-------- DATA EXTRACT --------
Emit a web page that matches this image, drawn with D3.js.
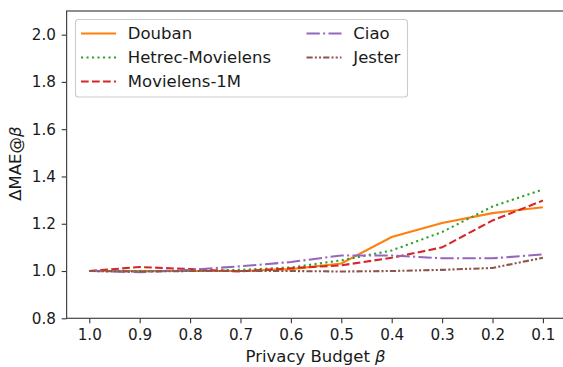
<!DOCTYPE html>
<html>
<head>
<meta charset="utf-8">
<script src="https://cdn.jsdelivr.net/npm/d3@7"></script>
<style>
body{margin:0;background:#fff;}
svg text{font-family:"DejaVu Sans",sans-serif;fill:#1a1a1a;}
</style>
</head>
<body>
<svg id="chart" width="563" height="367"></svg>
<script>
(function(){
var budgets = [1.0, 0.9, 0.8, 0.7, 0.6, 0.5, 0.4, 0.3, 0.2, 0.1];
var yTicks = [0.8, 1.0, 1.2, 1.4, 1.6, 1.8, 2.0];

var douban  = [1.000, 1.000, 1.000, 1.000, 1.008, 1.032, 1.144, 1.203, 1.245, 1.270];
var hetrec  = [1.000, 1.000, 1.000, 1.005, 1.015, 1.045, 1.087, 1.165, 1.273, 1.345];
var ml1m    = [1.000, 1.017, 1.008, 0.998, 1.012, 1.024, 1.056, 1.100, 1.214, 1.298];
var ciao    = [1.000, 0.995, 1.005, 1.020, 1.038, 1.066, 1.066, 1.054, 1.054, 1.070];
var jester  = [1.000, 0.998, 1.000, 1.000, 1.000, 0.998, 1.000, 1.005, 1.013, 1.056];

var SeriesNames = ["Douban", "Hetrec-Movielens", "Movielens-1M", "Ciao", "Jester"];
var SeriesData = [douban, hetrec, ml1m, ciao, jester];
var SeriesColors = ["#ff7f0e", "#2ca02c", "#d62728", "#9467bd", "#8c564b"];
var SeriesDash = [null, "2.1,3.4", "7.7,3.3", "13.3,3.3,2.1,3.3", "6.2,2.1,2.1,2.1,2.1,2.1"];

var Left = 66.6, Right = 565.6, Top = 11, Bottom = 318.3;
var LineW = 2.08, TickFont = 15.2, LabelFont = 16.5;

var svg = d3.select("#chart");
var x = d3.scaleLinear().domain([1.045, 0.055]).range([Left, Right]);
var y = d3.scaleLinear().domain([0.8, 2.1]).range([Bottom, Top]);

function getTranslate(px, py){
	return "translate(" + px + "," + py + ")";
}
// label with an italic (math) beta at the end
function addMathLabel(textEl, prefix){
	textEl.append("tspan").text(prefix);
	textEl.append("tspan").attr("font-style", "italic").text("\u03B2");
}

// lines
var lineGen = d3.line()
		.x(function(d, i){ return x(budgets[i]); })
		.y(function(d){ return y(d); });
var series = SeriesNames.map(function(name, i){
	return {name: name, values: SeriesData[i], color: SeriesColors[i], dash: SeriesDash[i]};
});
var plot = svg.append("g");
plot.selectAll("path.series").data(series).enter().append("path")
		.attr("class", "series")
		.attr("fill", "none")
		.attr("stroke", function(d){ return d.color; })
		.attr("stroke-width", LineW)
		.attr("stroke-dasharray", function(d){ return d.dash; })
		.attr("d", function(d){ return lineGen(d.values); });

// axes
var xAxis = d3.axisBottom(x).tickValues(budgets)
		.tickFormat(function(d){ return d.toFixed(1); })
		.tickSize(4.9).tickPadding(6.5);
var yAxis = d3.axisLeft(y).tickValues(yTicks)
		.tickFormat(function(d){ return d.toFixed(1); })
		.tickSize(4.9).tickPadding(5.8);

var gx = svg.append("g").attr("transform", getTranslate(0, Bottom)).call(xAxis);
var gy = svg.append("g").attr("transform", getTranslate(Left, 0)).call(yAxis);
[gx, gy].forEach(function(g){
	g.select(".domain").remove();
	g.selectAll(".tick line").attr("stroke", "#333").attr("stroke-width", 1.1);
	g.selectAll(".tick text").attr("font-size", TickFont).style("fill", "#1a1a1a");
});

// spines
svg.append("rect")
		.attr("x", Left).attr("y", Top)
		.attr("width", Right - Left).attr("height", Bottom - Top)
		.attr("fill", "none").attr("stroke", "#444").attr("stroke-width", 1.2);

// axis labels
var xLabel = svg.append("text")
		.attr("x", (Left + Right) / 2 - 0.5).attr("y", 362)
		.attr("text-anchor", "middle").attr("font-size", LabelFont);
addMathLabel(xLabel, "Privacy Budget ");
var yLabel = svg.append("text")
		.attr("transform", getTranslate(20.5, (Top + Bottom) / 2 - 1) + " rotate(-90)")
		.attr("text-anchor", "middle").attr("font-size", LabelFont);
addMathLabel(yLabel, "\u0394MAE@");

// legend
var legend = svg.append("g");
legend.append("rect")
		.attr("x", 75.5).attr("y", 19.5).attr("width", 332).attr("height", 77.5)
		.attr("rx", 3).attr("ry", 3)
		.attr("fill", "#fff").attr("fill-opacity", 0.8)
		.attr("stroke", "#cccccc").attr("stroke-width", 1.1);
var legendPos = [[81, 33.5], [81, 57.5], [81, 81.5], [306.5, 33.5], [306.5, 57.5]];
var items = legend.selectAll("g.item").data(series).enter().append("g")
		.attr("class", "item")
		.attr("transform", function(d, i){ return getTranslate(legendPos[i][0], legendPos[i][1]); });
items.append("line")
		.attr("x1", 0).attr("x2", 35).attr("y1", 0).attr("y2", 0)
		.attr("stroke", function(d){ return d.color; })
		.attr("stroke-width", LineW)
		.attr("stroke-dasharray", function(d){ return d.dash; });
items.append("text")
		.attr("x", 46.8).attr("y", 0).attr("dy", "0.36em")
		.attr("font-size", LabelFont)
		.text(function(d){ return d.name; });
})();
</script>
</body>
</html>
--------
Exactly as they appear, print the lines of the listing above from its first line through the line that contains "var yTicks = [0.8, 1.0, 1.2, 1.4, 1.6, 1.8, 2.0];", minus the pictures.

Emit a web page that matches this image, drawn with D3.js.
<!DOCTYPE html>
<html>
<head>
<meta charset="utf-8">
<script src="https://cdn.jsdelivr.net/npm/d3@7"></script>
<style>
body{margin:0;background:#fff;}
svg text{font-family:"DejaVu Sans",sans-serif;fill:#1a1a1a;}
</style>
</head>
<body>
<svg id="chart" width="563" height="367"></svg>
<script>
(function(){
var budgets = [1.0, 0.9, 0.8, 0.7, 0.6, 0.5, 0.4, 0.3, 0.2, 0.1];
var yTicks = [0.8, 1.0, 1.2, 1.4, 1.6, 1.8, 2.0];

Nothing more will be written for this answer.